Texas officials responded [text, PDF] Monday to a US Department of Justice [official website] filing asking the US District Court for the Western District of Texas [official website] to subject the state to a preclearance regime similar to the one required by Section 5 of the Voting Rights Act of 1965 (VRA) [JURIST backgrounder]. In a 54-page filing, the Texas officials argued that the Obama administration cannot impose preclearance on Texas while remaining faithful to the constitutional principles evoked in the recent Supreme Court decision [opinion, PDF] in Shelby County v. Holder [SCOTUSblog backgrounder]. According to the response:

The Supreme Court's decision in Shelby County makes clear that the extreme sovereignty-infringing remedy of preclearance is constitutionally suspect and may be applied only in response to rampant, widespread, recalcitrant discrimination akin to what originally justified the preclearance regime in 1965.
The state of Texas and the Obama administration are relying on differing interpretations of section 3 [SCOTUSblog report] of the VRA.
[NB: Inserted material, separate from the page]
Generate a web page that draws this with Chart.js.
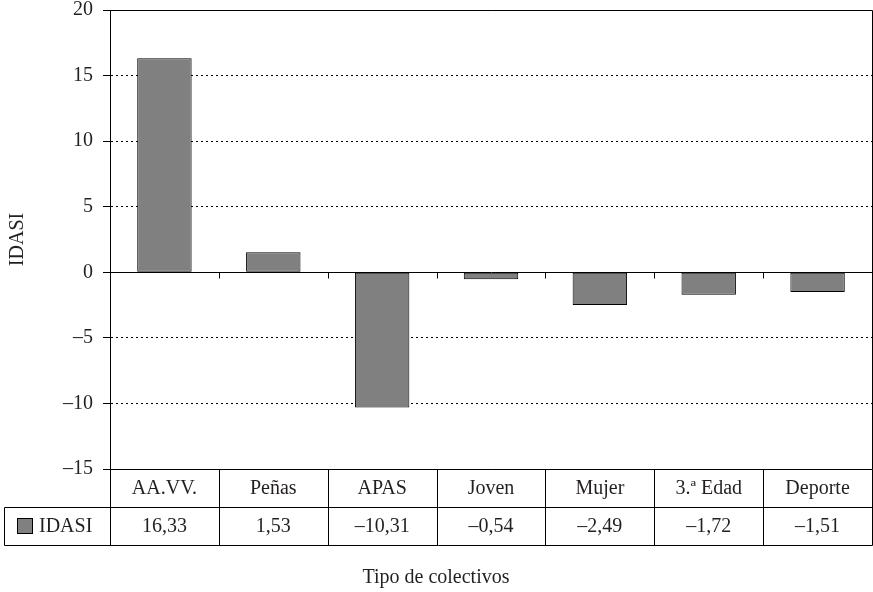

In late June the Supreme Court ruled [JURST report] 5-4 in Shelby County that section 4 of the VRA is unconstitutional, and its formula can no longer be used as a basis for subjecting jurisdictions to preclearance. Justice Clarence Thomas filed a concurring opinion. Thomas would have struck down section 5 based on the same reasoning the court used to strike section 4. Justice Ruth Bader Ginsburg filed a dissenting opinion, joined by Justices Stephen Breyer, Sonia Sotomayor and Elena Kagan. According to Ginsburg, Congress, and not the Court should decide whether section 5 "remains justifiable." Congress voted in 2006 to extend the VRA [JURIST report] for another 25 years.